The results of this probe were largely unhelpful in terms of identifying trends or personalities within our group. All formations looked the same and not more than 10 seconds was spent on this probe by any one person. They simply wanted to get on with playing other games or interacting with the other probes. This tells us that if our group is not immediately interested by something they will abandon it quickly without thought.
Because this probe was so unhelpful we would likely just cut it out or replace it with something completely different.
- We learned that our group, when interested in something, are highly motivated and engaged to the point where they will forget about other tasks or work.
- If uninterested they quickly shift attention to something else.
- When in the club setting they care most about discussion and activities directly related to games and not much else.

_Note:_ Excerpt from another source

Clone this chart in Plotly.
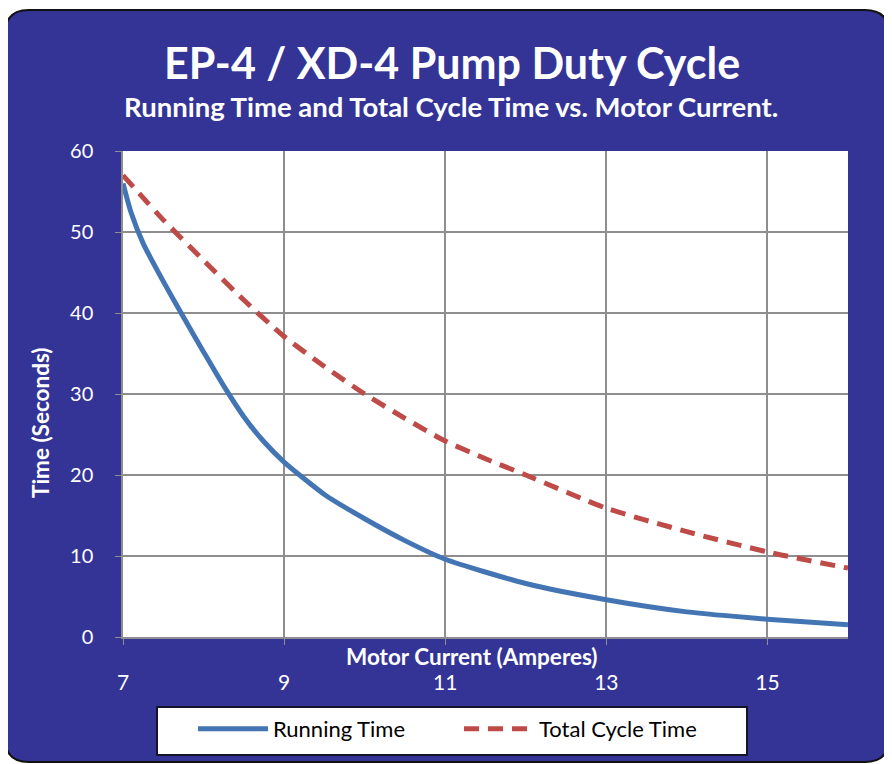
import plotly.graph_objects as go

# ---- data ----
run_x = [7, 7.1, 7.25, 7.5, 7.75, 8, 8.25, 8.5, 8.75, 9, 9.5, 10, 10.5, 11, 12, 13, 14, 15, 16]
run_y = [56, 52.4, 48.6, 43.9, 39.5, 35.2, 31.0, 27.2, 24.1, 21.6, 17.6, 14.6, 11.9, 9.6, 6.6, 4.6, 3.1, 2.2, 1.5]
cyc_x = [7, 7.5, 8, 8.5, 9, 9.5, 10, 10.5, 11, 11.5, 12, 13, 14, 15, 16]
cyc_y = [57, 51.5, 46.5, 41.6, 37.1, 33.4, 30.0, 27.0, 24.2, 22.0, 20.0, 15.9, 13.0, 10.5, 8.5]
x_ticks = [7, 9, 11, 13, 15]
y_ticks = [0, 10, 20, 30, 40, 50, 60]

title = "EP-4 / XD-4 Pump Duty Cycle"
subtitle = "Running Time and Total Cycle Time vs. Motor Current."
x_title = "Motor Current (Amperes)"
y_title = "Time (Seconds)"

# page has an 8px body margin, so the figure is offset by 8px
W, H = 884, 756
L, T = 115, 143
PW, PH = 725, 486
R, B = W - L - PW, H - T - PH
FONT = "Lato"
PANEL = "#343497"

# reference-picture pixel -> paper coordinates
RX0, RY1 = 123, 637


def px(x):
    return (x - RX0) / PW


def py(y):
    return (RY1 - y) / PH


def rounded(x0, y0, x1, y1, r):
    rx, ry = r / PW, r / PH
    a, b, c, d = px(x0), px(x1), py(y0), py(y1)  # c top, d bottom
    return (f"M {a + rx},{c} L {b - rx},{c} Q {b},{c} {b},{c - ry} "
            f"L {b},{d + ry} Q {b},{d} {b - rx},{d} L {a + rx},{d} "
            f"Q {a},{d} {a},{d + ry} L {a},{c - ry} Q {a},{c} {a + rx},{c} Z")


fig = go.Figure()
fig.add_trace(go.Scatter(x=run_x, y=run_y, mode="lines", name="Running Time",
                         line=dict(color="#4375B4", width=5, shape="spline", smoothing=0.6)))
fig.add_trace(go.Scatter(x=cyc_x, y=cyc_y, mode="lines", name="Total Cycle Time",
                         line=dict(color="#BE4B48", width=5, dash="15px,9px", shape="spline", smoothing=0.6)))

shapes = [
    dict(type="path", xref="paper", yref="paper", layer="below",
         path=rounded(5, 10, 889, 762, 24), fillcolor=PANEL,
         line=dict(color="#111111", width=2)),
    dict(type="rect", xref="paper", yref="paper", layer="below",
         x0=0, x1=1, y0=0, y1=1, fillcolor="white", line=dict(width=0)),
    dict(type="rect", xref="paper", yref="paper", layer="below",
         x0=px(157), x1=px(747), y0=py(755), y1=py(707), fillcolor="white",
         line=dict(color="#15152a", width=2)),
]

annotations = [
    dict(text=f"<b>{title}</b>", x=px(452), y=py(63), xref="paper", yref="paper",
         showarrow=False, font=dict(family=FONT, size=43, color="white"),
         xanchor="center", yanchor="middle"),
    dict(text=f"<b>{subtitle}</b>", x=px(451), y=py(107), xref="paper", yref="paper",
         showarrow=False, font=dict(family=FONT, size=27.5, color="white"),
         xanchor="center", yanchor="middle"),
    dict(text=f"<b>{x_title}</b>", x=px(472), y=py(656), xref="paper", yref="paper",
         showarrow=False, font=dict(family=FONT, size=22.5, color="white"),
         xanchor="center", yanchor="middle"),
    dict(text=f"<b>{y_title}</b>", x=px(40), y=py(423), xref="paper", yref="paper",
         showarrow=False, textangle=-90, font=dict(family=FONT, size=22.5, color="white"),
         xanchor="center", yanchor="middle"),
]

fig.update_layout(
    width=W, height=H,
    margin=dict(l=L, r=R, t=T, b=B, pad=0),
    paper_bgcolor="white", plot_bgcolor="white",
    font=dict(family=FONT, color="white", size=19),
    shapes=shapes, annotations=annotations,
    showlegend=True,
    legend=dict(orientation="h", x=px(193), xanchor="left", y=py(729), yanchor="middle",
                bgcolor="rgba(0,0,0,0)", borderwidth=0,
                font=dict(family=FONT, size=22, color="black"),
                itemwidth=70, entrywidth=181, tracegroupgap=0),
)
fig.update_xaxes(range=[7, 16], tickvals=x_ticks, ticktext=[str(v) for v in x_ticks],
                 showgrid=True, gridcolor="#8E8E8E", gridwidth=1.5,
                 showline=True, linecolor="#8E8E8E", linewidth=1.5,
                 ticks="outside", ticklen=6, tickcolor="#8E8E8E",
                 ticklabelstandoff=20, zeroline=False,
                 tickfont=dict(family=FONT, size=21, color="white"))
fig.update_yaxes(range=[0, 60], tickvals=y_ticks, ticktext=[str(v) for v in y_ticks],
                 showgrid=True, gridcolor="#8E8E8E", gridwidth=1.5,
                 showline=True, linecolor="#8E8E8E", linewidth=1.5,
                 ticks="outside", ticklen=6, tickcolor="#8E8E8E",
                 ticklabelstandoff=18, zeroline=False,
                 tickfont=dict(family=FONT, size=20, color="white"))

fig.write_html("out.html")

- Members of the group are highly competitive with each other but do not mind losing either. They simply enjoy playing the game.
- The group will take on most challenges presented to them even if they have to do some work beforehand.
Process and Reflection:
Once our group was decided upon some of our initial research and casual questions into what they liked and didn’t like influenced our use of cultural probes. Our group, the Roll to Hit club is a group of highly creative individuals. When reviewing the cultural probes we decided that an inspirational approach would be better than an informational one. Information probes are geared toward getting specific pieces of information but our team was not even sure of what we wanted to know. This combined with the fact that our group likes playing games we decided to gear all of our probes away from what we thought was boring information gathering into fun games. That way we felt that our group would actually enjoy the probes and we would have a higher return rate of completed probes.
When creating the actual probes we asked ourselves what would be fun, what do people that play games like this want to feel, experience, and remember. It was this line of thinking that allowed us to create the key moments probe. We had hoped to see how much fun people were having, and if there would be any differences between winner’s and loser’s recap of events. Another member of the team thought it would be interesting to see how creative members of the Roll to Hit club are. To explore this we thought up the create your own minion probe. We wanted to know if people would get crazy with the pieces they added to their character or if they would stick to the norm of what “proper” model pieces look like. At this point we thought that there might be too much creativity in our probes and wanted a more rigid probe to see if Roll to Hit members will put time and effort into something they may not particularly be familiar with. To this end we created the Yu-Gi-Oh puzzles probe that had varying levels of difficulty to see how far they would go. We rounded out our probes with two that had no particular purpose other than to see what people would do with them.
From all of our probes we hoped to inspire the group members along with ourselves. We kept an open mind and we were ready to be surprised by this group of eccentric people.